---------- DATA SECTION ----------

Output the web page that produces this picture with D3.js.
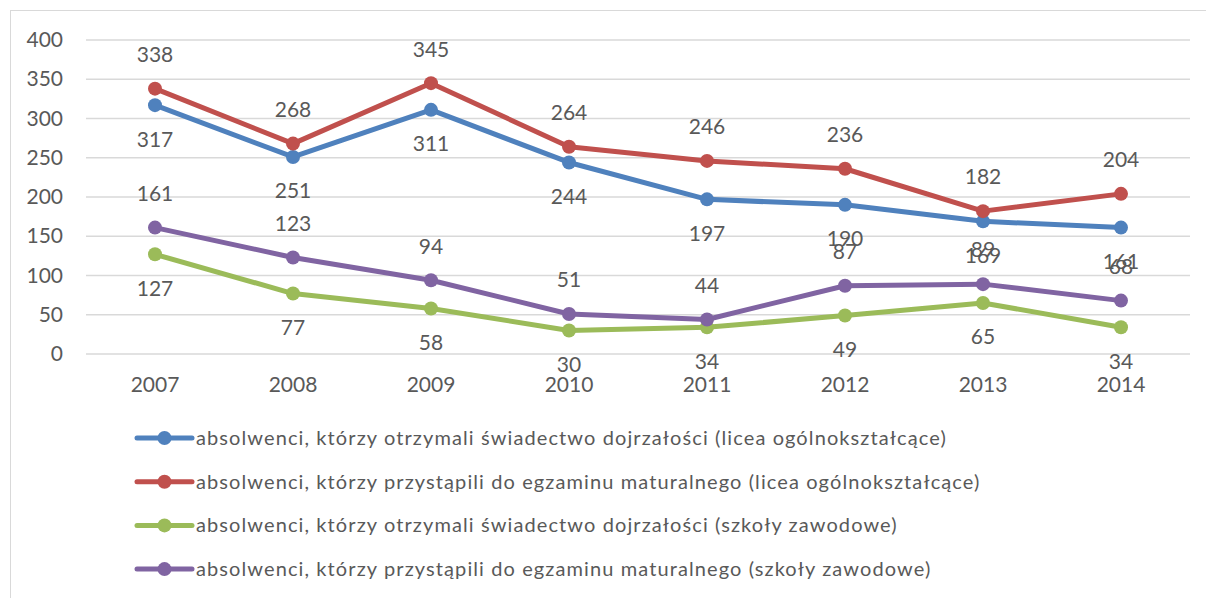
<!DOCTYPE html>
<html>
<head>
<meta charset="utf-8">
<script src="https://cdn.jsdelivr.net/npm/d3@7"></script>
<style>
  body { margin: 0; background: #fff; }
  svg text { font-family: Lato, "Open Sans", sans-serif; fill: #595959; }
</style>
</head>
<body>
<div id="chart"></div>
<script>
const years = ["2007", "2008", "2009", "2010", "2011", "2012", "2013", "2014"];
const yTicks = [0, 50, 100, 150, 200, 250, 300, 350, 400];

const seriesNames = [
    "absolwenci, którzy otrzymali świadectwo dojrzałości (licea ogólnokształcące)",
    "absolwenci, którzy przystąpili do egzaminu maturalnego (licea ogólnokształcące)",
    "absolwenci, którzy otrzymali świadectwo dojrzałości (szkoły zawodowe)",
    "absolwenci, którzy przystąpili do egzaminu maturalnego (szkoły zawodowe)"
];
const liceaSwiadectwo = [317, 251, 311, 244, 197, 190, 169, 161];
const liceaEgzamin = [338, 268, 345, 264, 246, 236, 182, 204];
const zawodoweSwiadectwo = [127, 77, 58, 30, 34, 49, 65, 34];
const zawodoweEgzamin = [161, 123, 94, 51, 44, 87, 89, 68];

const colors = ["#4F81BD", "#C0504D", "#9BBB59", "#8064A2"];
// label placement per series: -1 above point, 1 below
const labelSide = [1, -1, 1, -1];

let series = [liceaSwiadectwo, liceaEgzamin, zawodoweSwiadectwo, zawodoweEgzamin].map(function(vals, i) {
    return {name: seriesNames[i], color: colors[i], side: labelSide[i], values: vals};
});

const width = 1206, height = 598;
const plot = {left: 86, right: 1190, top: 40, bottom: 354};

let svg = d3.select("#chart").append("svg")
    .attr("width", width)
    .attr("height", height);

// outer chart frame
svg.append("rect")
    .attr("x", 10.5).attr("y", 10.5)
    .attr("width", width).attr("height", height)
    .attr("fill", "none")
    .attr("stroke", "#D9D9D9")
    .attr("stroke-width", 1);

let x = d3.scaleBand().domain(years).range([plot.left, plot.right]);
let y = d3.scaleLinear().domain([0, 400]).range([plot.bottom, plot.top]);

// gridlines
svg.append("g")
    .selectAll("line")
    .data(yTicks)
    .enter().append("line")
    .attr("x1", plot.left).attr("x2", plot.right)
    .attr("y1", d => y(d)).attr("y2", d => y(d))
    .attr("stroke", "#D9D9D9")
    .attr("stroke-width", 1.5);

// y axis labels
let yAxis = svg.append("g")
    .attr("transform", "translate(" + (plot.left - 23) + ",0)")
    .call(d3.axisLeft(y).tickValues(yTicks).tickSize(0).tickPadding(0));
yAxis.select(".domain").remove();
yAxis.selectAll("text")
    .style("font-size", "21px")
    .attr("fill", "#595959");

// x axis labels
let xAxis = svg.append("g")
    .attr("transform", "translate(0," + (plot.bottom + 31) + ")")
    .call(d3.axisBottom(x).tickSize(0).tickPadding(0));
xAxis.select(".domain").remove();
xAxis.selectAll("text")
    .style("font-size", "21px")
    .attr("dy", "0.35em")
    .attr("fill", "#595959");

let line = d3.line()
    .x((d, i) => x(years[i]) + x.bandwidth() / 2)
    .y(d => y(d));

let groups = svg.selectAll(".series")
    .data(series)
    .enter().append("g")
    .attr("class", "series");

groups.append("path")
    .attr("d", d => line(d.values))
    .attr("fill", "none")
    .attr("stroke", d => d.color)
    .attr("stroke-width", 5)
    .attr("stroke-linejoin", "round");

groups.selectAll("circle")
    .data(d => d.values.map((v, i) => ({v: v, i: i, color: d.color})))
    .enter().append("circle")
    .attr("cx", d => x(years[d.i]) + x.bandwidth() / 2)
    .attr("cy", d => y(d.v))
    .attr("r", 7)
    .attr("fill", d => d.color);

groups.selectAll(".label")
    .data(d => d.values.map((v, i) => ({v: v, i: i, side: d.side})))
    .enter().append("text")
    .attr("class", "label")
    .attr("x", d => x(years[d.i]) + x.bandwidth() / 2)
    .attr("y", d => y(d.v) + d.side * 34)
    .attr("dy", "0.35em")
    .attr("text-anchor", "middle")
    .style("font-size", "21px")
    .text(d => d.v);

// legend
let legend = svg.selectAll(".legend")
    .data(series)
    .enter().append("g")
    .attr("class", "legend")
    .attr("transform", (d, i) => "translate(137," + (438 + i * 43.7) + ")");

legend.append("line")
    .attr("x1", 0).attr("x2", 55)
    .attr("stroke", d => d.color)
    .attr("stroke-width", 5)
    .attr("stroke-linecap", "round");

legend.append("circle")
    .attr("cx", 27.5)
    .attr("r", 7)
    .attr("fill", d => d.color);

legend.append("text")
    .attr("x", 59)
    .attr("dy", "0.35em")
    .style("font-size", "20px")
    .style("letter-spacing", "1.1px")
    .text(d => d.name);
</script>
</body>
</html>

----------

> _WRITTEN PROBLEM_:
Every line of text is to be repeated exactly; pictures are left out.

> _TASK RESULT_:
Output the web page that produces this picture with D3.js.
<!DOCTYPE html>
<html>
<head>
<meta charset="utf-8">
<script src="https://cdn.jsdelivr.net/npm/d3@7"></script>
<style>
  body { margin: 0; background: #fff; }
  svg text { font-family: Lato, "Open Sans", sans-serif; fill: #595959; }
</style>
</head>
<body>
<div id="chart"></div>
<script>
const years = ["2007", "2008", "2009", "2010", "2011", "2012", "2013", "2014"];
const yTicks = [0, 50, 100, 150, 200, 250, 300, 350, 400];

const seriesNames = [
    "absolwenci, którzy otrzymali świadectwo dojrzałości (licea ogólnokształcące)",
    "absolwenci, którzy przystąpili do egzaminu maturalnego (licea ogólnokształcące)",
    "absolwenci, którzy otrzymali świadectwo dojrzałości (szkoły zawodowe)",
    "absolwenci, którzy przystąpili do egzaminu maturalnego (szkoły zawodowe)"
];
const liceaSwiadectwo = [317, 251, 311, 244, 197, 190, 169, 161];
const liceaEgzamin = [338, 268, 345, 264, 246, 236, 182, 204];
const zawodoweSwiadectwo = [127, 77, 58, 30, 34, 49, 65, 34];
const zawodoweEgzamin = [161, 123, 94, 51, 44, 87, 89, 68];

const colors = ["#4F81BD", "#C0504D", "#9BBB59", "#8064A2"];
// label placement per series: -1 above point, 1 below
const labelSide = [1, -1, 1, -1];

let series = [liceaSwiadectwo, liceaEgzamin, zawodoweSwiadectwo, zawodoweEgzamin].map(function(vals, i) {
    return {name: seriesNames[i], color: colors[i], side: labelSide[i], values: vals};
});

const width = 1206, height = 598;
const plot = {left: 86, right: 1190, top: 40, bottom: 354};

let svg = d3.select("#chart").append("svg")
    .attr("width", width)
    .attr("height", height);

// outer chart frame
svg.append("rect")
    .attr("x", 10.5).attr("y", 10.5)
    .attr("width", width).attr("height", height)
    .attr("fill", "none")
    .attr("stroke", "#D9D9D9")
    .attr("stroke-width", 1);

let x = d3.scaleBand().domain(years).range([plot.left, plot.right]);
let y = d3.scaleLinear().domain([0, 400]).range([plot.bottom, plot.top]);

// gridlines
svg.append("g")
    .selectAll("line")
    .data(yTicks)
    .enter().append("line")
    .attr("x1", plot.left).attr("x2", plot.right)
    .attr("y1", d => y(d)).attr("y2", d => y(d))
    .attr("stroke", "#D9D9D9")
    .attr("stroke-width", 1.5);

// y axis labels
let yAxis = svg.append("g")
    .attr("transform", "translate(" + (plot.left - 23) + ",0)")
    .call(d3.axisLeft(y).tickValues(yTicks).tickSize(0).tickPadding(0));
yAxis.select(".domain").remove();
yAxis.selectAll("text")
    .style("font-size", "21px")
    .attr("fill", "#595959");

// x axis labels
let xAxis = svg.append("g")
    .attr("transform", "translate(0," + (plot.bottom + 31) + ")")
    .call(d3.axisBottom(x).tickSize(0).tickPadding(0));
xAxis.select(".domain").remove();
xAxis.selectAll("text")
    .style("font-size", "21px")
    .attr("dy", "0.35em")
    .attr("fill", "#595959");

let line = d3.line()
    .x((d, i) => x(years[i]) + x.bandwidth() / 2)
    .y(d => y(d));

let groups = svg.selectAll(".series")
    .data(series)
    .enter().append("g")
    .attr("class", "series");

groups.append("path")
    .attr("d", d => line(d.values))
    .attr("fill", "none")
    .attr("stroke", d => d.color)
    .attr("stroke-width", 5)
    .attr("stroke-linejoin", "round");

groups.selectAll("circle")
    .data(d => d.values.map((v, i) => ({v: v, i: i, color: d.color})))
    .enter().append("circle")
    .attr("cx", d => x(years[d.i]) + x.bandwidth() / 2)
    .attr("cy", d => y(d.v))
    .attr("r", 7)
    .attr("fill", d => d.color);

groups.selectAll(".label")
    .data(d => d.values.map((v, i) => ({v: v, i: i, side: d.side})))
    .enter().append("text")
    .attr("class", "label")
    .attr("x", d => x(years[d.i]) + x.bandwidth() / 2)
    .attr("y", d => y(d.v) + d.side * 34)
    .attr("dy", "0.35em")
    .attr("text-anchor", "middle")
    .style("font-size", "21px")
    .text(d => d.v);

// legend
let legend = svg.selectAll(".legend")
    .data(series)
    .enter().append("g")
    .attr("class", "legend")
    .attr("transform", (d, i) => "translate(137," + (438 + i * 43.7) + ")");

legend.append("line")
    .attr("x1", 0).attr("x2", 55)
    .attr("stroke", d => d.color)
    .attr("stroke-width", 5)
    .attr("stroke-linecap", "round");

legend.append("circle")
    .attr("cx", 27.5)
    .attr("r", 7)
    .attr("fill", d => d.color);

legend.append("text")
    .attr("x", 59)
    .attr("dy", "0.35em")
    .style("font-size", "20px")
    .style("letter-spacing", "1.1px")
    .text(d => d.name);
</script>
</body>
</html>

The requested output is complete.